Barrasso’s USE IT Act, signed by President Donald Trump in 2020, included narrow Clean Air Act tweaks to push EPA to support technologies pulling carbon dioxide from ambient air, and made some carbon capture infrastructure, such as pipelines, eligible for streamlined permitting.

But Biden’s guidance failed to “put forth any real solutions,” Barrasso said in an e-mailed statement. If CEQ fails “to provide a reasonable roadmap” for faster deployment, “I believe Congress should look at additional opportunities to streamline permitting and speed up deployment of this critical technology.”

Outdated Requirements

The current regulatory framework is manageable for many carbon capture projects underway, Fry said. But many environmental requirements are outdated “and didn’t contemplate” the accelerated deployment now being considered, he said.

“Without wholesale rewrites, the opportunities to adjust things in a way that would be more efficient and drive projects at a more reasonable pace” could be lost, he said.

Carbon capture backers say there’s been some progress in states now stepping in to try to fast-track regulatory approvals: states including Wyoming, North Dakota, and Louisiana have taken the reins on some regulatory reviews.

Administration officials say Biden has shown his commitment by backing more generous tax incentives and signing the 2021 infrastructure package, the single largest investment ever of $10 billion in carbon management and carbon capture.

Those efforts still aren’t likely to be enough to construct the 1,000-plus carbon capture projects envisioned to meet U.S. climate goals.

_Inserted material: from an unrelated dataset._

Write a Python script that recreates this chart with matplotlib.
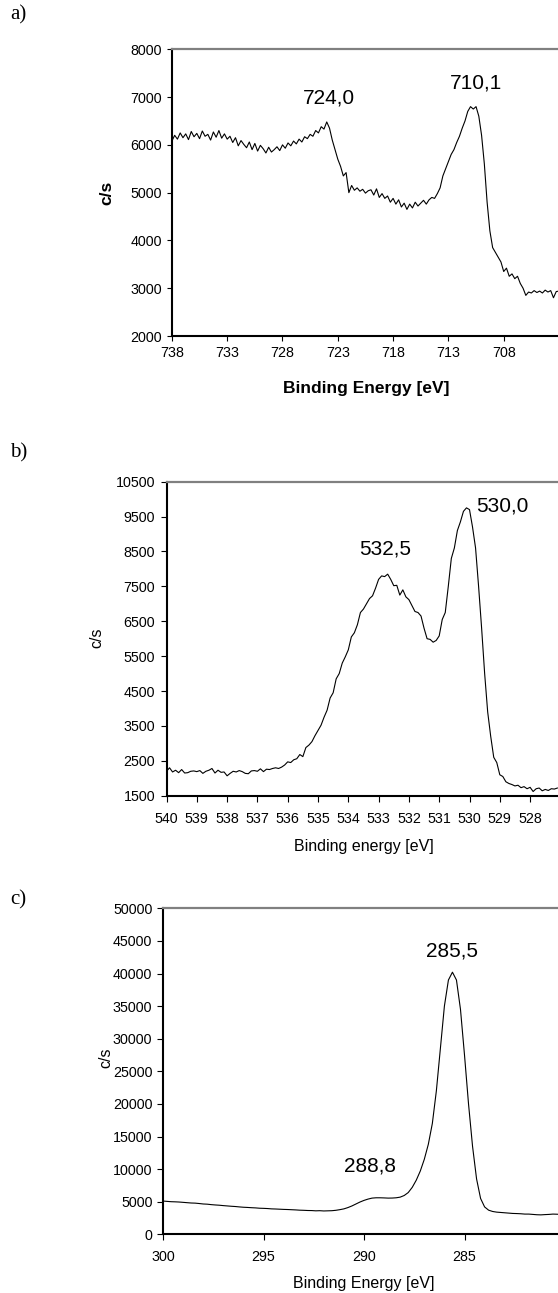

Accelerating permitting and even more incentives are needed—including giving projects until the end of 2030 to break ground and still qualify for tax credits—according to the Carbon Capture Coalition, representing industry, labor, and several environmental groups

Beyond its guidance, CEQ is also reworking NEPA requirements, though it’s restoring Obama-era requirements to have agencies consider projects’ indirect and cumulative effects—which carbon capture backers say could slow approvals.

Daunting Review Process

U.S. carbon capture projects have grown rapidly over the last decade to about 45 projects in operation or in the pipeline and 5,200 miles of pipelines—more than any other nation.

But Brittany Bolen, a former EPA policy chief and senior counsel for the Trump administration, said regulatory reviews for such projects are time-consuming. Navigating reviews to inject carbon dioxide into underground wells, which require EPA approving Class VI well requirements, can take four to six years.

Some states have responded by seeking “primacy” which could speed up reviews, said Bolen, attorney and senior policy adviser in Sidley Austin LLP’s environmental and government strategies practices.

Multiple permits or reviews could be required for individual projects, Bolen said at a March 9 Sidley forum on carbon capture. They can include Clean Water Act permits for discharges to surface water; Title V operating permits under the Clean Air Act; new source review pre-construction permits for new or modifying sources; and permits under the Safe Drinking Water Act Underground Injection Control requirements for wells.

“And this is not an exhaustive list,” Bolen said. EPA greenhouse gas reporting requirements also are “a key component” for operations seeking 45Q carbon capture tax credits to verify their stored emissions, she said."